Hoping to someday find M's brother adopted in the U.S. -
Myckola Oleksandrovych Markov - 8/26/2003

Thursday, September 5, 2013

In the meantime...

We're starting to get our packing lists together, and purchase things we will need.

I got the travel prescriptions.

I booked flights!

I found Puma tennis shoes on clearance at our local department store and bought a pair for V and little V.  D LOVES Puma stuff, but they didn't have his size.  I got him the exact same shoes for Christmas and I think these must have been leftovers.  I got them both for less than half of what I paid for his.  Gonna be some happy boys :)

We're trying to squeeze in IEP meetings for M before we go.

Oy.  Really... who enjoys these!?

I'm involving MY team this time. Her preschool teacher from last year and her tutor from the past two years both know what she is capable of.  M is a complex little girl sometimes, but she's had some wonderful people working with her this past year that know what she is capable of.  So, I'm getting my ducks in a row because I expect big things from my girl and I just don't settle for less.

Overall, she is loving school.  After 4 1/2 years of being left behind every time her grouppa went to music class or to play outside, she still takes such joy in being "allowed" to attend public school in a typical class room "with da rest of da kids."  No one ever wanted to even let her crawl on the floor at her orphanage and as a result she has extremely delayed motor planning skills and spatial awareness issues.  I'll be darned if anyone ever tells my kid where she can and can't go under her own steam EVER again.  Mariah takes on the playground equipment like a little boss simply because she can.  We had a great preschool staff the past two years that let her do everything the other kids did.  Yes, she came home covered in mulch from the playground sometimes because she was crawling around pushing a truck.  I didn't care.  :)

Attachment issues are always another fun topic to bring up at IEP meetings.  I really wish ALL school staff was able to take a course on this or were at least given literature to inform them that it does exist.  There are SO many kids in the school system that are at risk for attachment disorders.  Kids in foster care, kids who's daddy has walked out, kids who have been se.xually abused, and the list goes on and on.  Teachers and staff often have no idea as to why someone wouldn't want them to hug their child or tell them that they love them.  If I ever have spare time again, I really think I would like to address this issue with our local schools because a parent shouldn't have to fight to have staff agree keep physical affection to an appropriate level for their attachment at risk child.  Teachers are at a disadvantage as well if they don't understand how a child in their class functions differently.  I constantly worry that since they don't understand, they won't follow through and enforce the boundaries.  I felt better after this meeting than I have in the past though.  Maybe part of it is that I am able to explain it better.
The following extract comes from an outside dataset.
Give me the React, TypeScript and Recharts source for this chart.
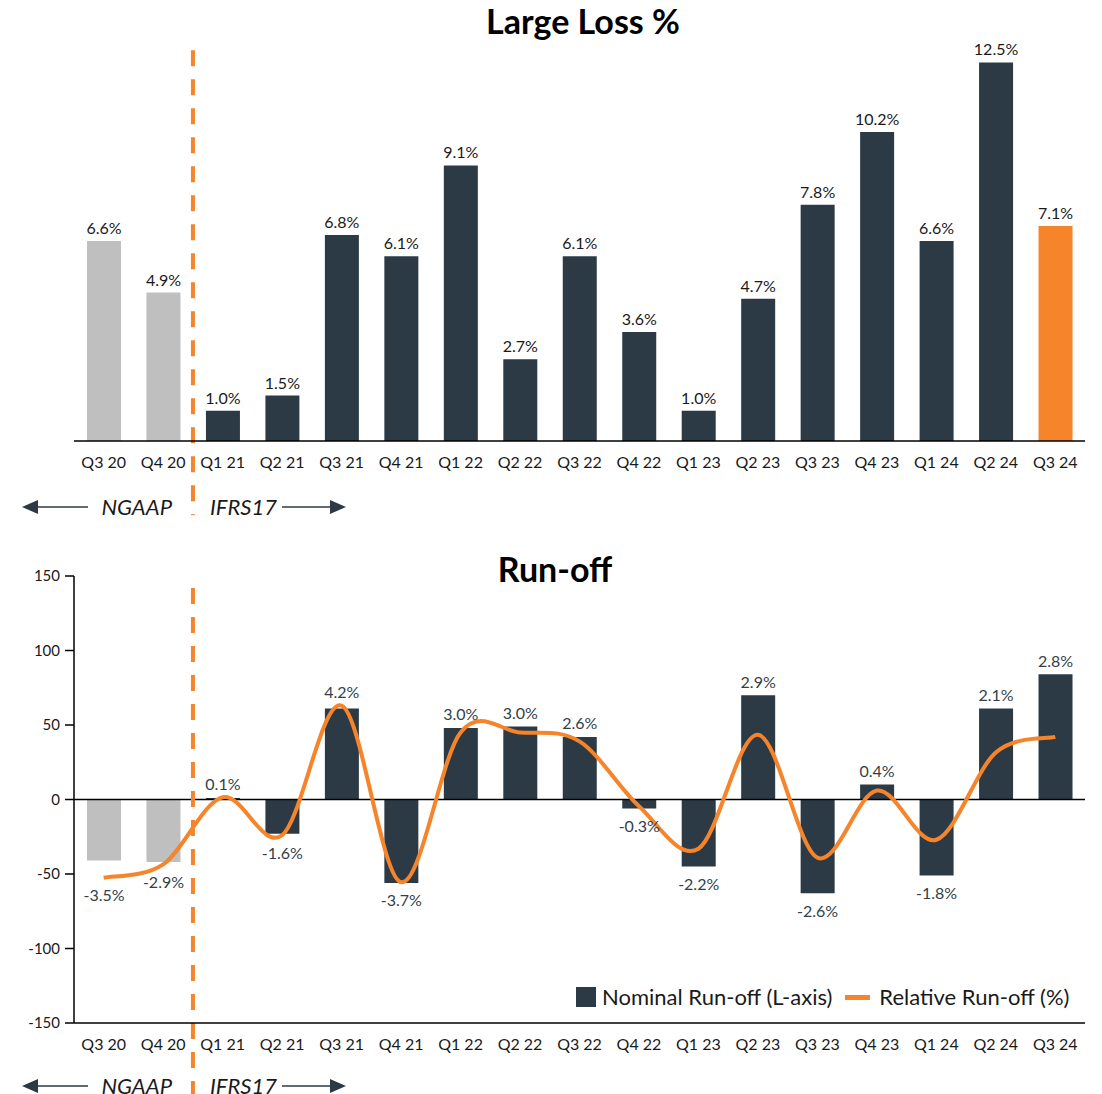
import React from "react";
import {
  BarChart,
  ComposedChart,
  Bar,
  Line,
  XAxis,
  YAxis,
  Cell,
  LabelList,
  ReferenceLine,
  Legend,
} from "recharts";

const quarters = [
  "Q3 20", "Q4 20", "Q1 21", "Q2 21", "Q3 21", "Q4 21", "Q1 22", "Q2 22", "Q3 22",
  "Q4 22", "Q1 23", "Q2 23", "Q3 23", "Q4 23", "Q1 24", "Q2 24", "Q3 24",
];
const largeLoss = [6.6, 4.9, 1.0, 1.5, 6.8, 6.1, 9.1, 2.7, 6.1, 3.6, 1.0, 4.7, 7.8, 10.2, 6.6, 12.5, 7.1];
const nominalRunoff = [-41, -42, 1, -23, 61, -56, 48, 49, 42, -6, -45, 70, -63, 10, -51, 61, 84];
const relativeRunoff = [-3.5, -2.9, 0.1, -1.6, 4.2, -3.7, 3.0, 3.0, 2.6, -0.3, -2.2, 2.9, -2.6, 0.4, -1.8, 2.1, 2.8];
const runoffTicks = [-150, -100, -50, 0, 50, 100, 150];

const lossData = quarters.map((quarter, i) => ({ quarter, loss: largeLoss[i] }));
const runoffData = quarters.map((quarter, i) => ({
  quarter,
  nominal: nominalRunoff[i],
  relative: relativeRunoff[i],
}));

const DARK = "#2c3a45";
const GREY = "#bfbfbf";
const ORANGE = "#f5842a";
const TEXT = "#1a1a1a";
const FONT = "Lato, 'Open Sans', sans-serif";
const SPLIT = "Q4 20";

// ngaap quarters grey, current quarter orange on the loss chart
const barColour = (i: number, highlightLast: boolean) => {
  if (i < 2) return GREY;
  if (highlightLast && i === quarters.length - 1) return ORANGE;
  return DARK;
};

// excel style smoothed line (catmull-rom through the points)
const excelSmooth = (context: any) => {
  let pts: number[][] = [];
  return {
    areaStart() {},
    areaEnd() {},
    lineStart() {
      pts = [];
    },
    point(x: number, y: number) {
      pts.push([+x, +y]);
    },
    lineEnd() {
      if (!pts.length) return;
      context.moveTo(pts[0][0], pts[0][1]);
      for (let i = 0; i < pts.length - 1; i++) {
        const p0 = pts[i - 1] || pts[i];
        const p1 = pts[i];
        const p2 = pts[i + 1];
        const p3 = pts[i + 2] || p2;
        context.bezierCurveTo(
          p1[0] + (p2[0] - p0[0]) / 6,
          p1[1] + (p2[1] - p0[1]) / 6,
          p2[0] - (p3[0] - p1[0]) / 6,
          p2[1] - (p3[1] - p1[1]) / 6,
          p2[0],
          p2[1]
        );
      }
    },
  };
};

const pct = (v: number) => `${v.toFixed(1)}%`;

// labels sit outside both the bar and the orange line
const RunoffLabel = (props: any) => {
  const vb = props.viewBox || props;
  const { x, y, width, height } = vb;
  const index = props.index;
  const nominal = nominalRunoff[index];
  const rel = relativeRunoff[index];
  const top = Math.min(y, y + height);
  const bottom = Math.max(y, y + height);
  const ppu = Math.abs(height) / Math.max(Math.abs(nominal), 0.001);
  const zero = nominal >= 0 ? bottom : top;
  const lineY = zero - rel * 15 * ppu;
  const cy = nominal >= 0 ? Math.min(top, lineY) - 14 : Math.max(bottom, lineY) + 17;
  return (
    <text
      x={x + width / 2}
      y={cy}
      textAnchor="middle"
      dominantBaseline="central"
      fontSize={16}
      fill="#333f48"
      fontFamily={FONT}
    >
      {pct(rel)}
    </text>
  );
};

const RunoffLegend = () => (
  <div style={{ display: "flex", alignItems: "center", fontFamily: FONT, fontSize: 22, color: TEXT, whiteSpace: "nowrap", lineHeight: "22px" }}>
    <span style={{ display: "inline-block", width: 20, height: 20, background: DARK, marginRight: 6 }} />
    <span>Nominal Run-off (L-axis)</span>
    <span style={{ display: "inline-block", width: 25, height: 5, background: ORANGE, marginLeft: 13, marginRight: 9 }} />
    <span>Relative Run-off (%)</span>
  </div>
);

const Regime = ({ y }: { y: number }) => (
  <g>
    <line x1={36} y1={y} x2={88} y2={y} stroke={DARK} strokeWidth={1.5} />
    <polygon points={`22,${y} 38,${y - 7} 38,${y + 7}`} fill={DARK} />
    <text x={172} y={y + 8} textAnchor="end" fontSize={22} fontStyle="italic" fill={TEXT} fontFamily={FONT}>
      NGAAP
    </text>
    <text x={210} y={y + 8} fontSize={22} fontStyle="italic" fill={TEXT} fontFamily={FONT}>
      IFRS17
    </text>
    <line x1={282} y1={y} x2={332} y2={y} stroke={DARK} strokeWidth={1.5} />
    <polygon points={`330,${y - 7} 346,${y} 330,${y + 7}`} fill={DARK} />
  </g>
);

const titleStyle = (left: number, top: number): React.CSSProperties => ({
  position: "absolute",
  left,
  top,
  transform: "translate(-50%, -50%)",
  fontFamily: FONT,
  fontWeight: 700,
  fontSize: 34,
  color: "#000",
  whiteSpace: "nowrap",
});

export default function App() {
  return (
    <div style={{ position: "absolute", left: 0, top: 0, width: 1102, height: 1094, background: "#fff", overflow: "hidden" }}>
      <div style={{ position: "absolute", left: 0, top: 0 }}>
        <BarChart width={1102} height={530} data={lossData} margin={{ top: 17, right: 17, left: 74, bottom: 59 }}>
          <XAxis
            dataKey="quarter"
            axisLine={{ stroke: "#000", strokeWidth: 1.5 }}
            tickLine={false}
            tickSize={0}
            tickMargin={16}
            interval={0}
            tick={{ fontSize: 16, fill: TEXT, fontFamily: FONT }}
          />
          <YAxis hide domain={[0, 14]} />
          <Bar dataKey="loss" barSize={34} isAnimationActive={false}>
            {lossData.map((d, i) => (
              <Cell key={d.quarter} fill={barColour(i, true)} />
            ))}
            <LabelList
              dataKey="loss"
              position="top"
              offset={7}
              formatter={(v: any) => pct(Number(v))}
              style={{ fontSize: 16, fill: TEXT, fontFamily: FONT }}
            />
          </Bar>
          <ReferenceLine
            segment={[{ x: SPLIT, y: 12.9 }, { x: SPLIT, y: -2.45 }]}
            position="end"
            ifOverflow="visible"
            stroke={ORANGE}
            strokeWidth={4}
            strokeDasharray="16 13"
          />
        </BarChart>
      </div>

      <div style={{ position: "absolute", left: 0, top: 540 }}>
        <ComposedChart width={1102} height={554} data={runoffData} margin={{ top: 36, right: 17, left: 0, bottom: 41 }}>
          <XAxis
            dataKey="quarter"
            axisLine={{ stroke: "#000", strokeWidth: 1.5 }}
            tickLine={false}
            tickSize={0}
            tickMargin={16}
            interval={0}
            tick={{ fontSize: 16, fill: TEXT, fontFamily: FONT }}
          />
          <YAxis
            yAxisId="left"
            width={74}
            domain={[-150, 150]}
            ticks={runoffTicks}
            axisLine={{ stroke: "#000", strokeWidth: 1.5 }}
            tickLine={{ stroke: "#000", strokeWidth: 1.5 }}
            tickSize={9}
            tickMargin={5}
            tick={{ fontSize: 15, fill: TEXT, fontFamily: FONT }}
          />
          <YAxis yAxisId="right" orientation="right" hide domain={[-10, 10]} />
          <ReferenceLine yAxisId="left" y={0} stroke="#000" strokeWidth={1.5} />
          <Bar yAxisId="left" dataKey="nominal" name="Nominal Run-off (L-axis)" barSize={34} isAnimationActive={false}>
            {runoffData.map((d, i) => (
              <Cell key={d.quarter} fill={barColour(i, false)} />
            ))}
            <LabelList dataKey="relative" content={RunoffLabel} />
          </Bar>
          <Line
            yAxisId="right"
            dataKey="relative"
            name="Relative Run-off (%)"
            type={excelSmooth as any}
            stroke={ORANGE}
            strokeWidth={4}
            dot={false}
            activeDot={false}
            isAnimationActive={false}
          />
          <ReferenceLine
            yAxisId="left"
            segment={[{ x: SPLIT, y: 142 }, { x: SPLIT, y: -200 }]}
            position="end"
            ifOverflow="visible"
            stroke={ORANGE}
            strokeWidth={4}
            strokeDasharray="16 13"
          />
          <Legend
            layout="horizontal"
            verticalAlign="middle"
            align="center"
            wrapperStyle={{ left: 576, top: 446, width: 520, height: 22 }}
            content={RunoffLegend}
          />
        </ComposedChart>
      </div>

      <div style={titleStyle(583, 20)}>Large Loss %</div>
      <div style={titleStyle(555, 568)}>Run-off</div>

      <svg width={1102} height={1094} style={{ position: "absolute", left: 0, top: 0, pointerEvents: "none" }}>
        <Regime y={507} />
        <Regime y={1086} />
      </svg>
    </div>
  );
}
I miss my boys terribly.  I know I'll miss my kids when I have to leave them here again.  They are already getting clingy and Wy even started to cry about it today.  My sweet babies.  Its so hard to leave.  Its just as hard to realize that there are millions of little ones without parents around the world right now.  Heartbreaking.  How long have my boys been without a mama to tuck them in at night?  I just want to get all of my babies under one roof again.  This being a mama from one side of the ocean or another is for the birds!

  










2 comments:

chicks3 said...

I am a retired teacher who never received any training/inservice on attachment issues. We were told not to hug children because the district feared sexual abuse charges. I was always a hugger for those who wanted a hug. You should talk to the school and maybe even the district teachers and help them to understand. Teachers love their students and want to do what is best for them.

Mama of 3 said...

Thanks for the comment, Chicks3. I realize this isn't something that most people are aware of and many teachers are hearing it for the first time from ME. M does have a letter from our social worker in her file detailing why we have made such requests. Its up to the staff to read it though. I really feel that a class taught by a social worker would be so beneficial to school staff! I would never want to tell a teacher not to hug ALL of her students just because my child needs different boundaries, but I do wish they understood that NOT hugging can be the most loving thing they can do for some kids.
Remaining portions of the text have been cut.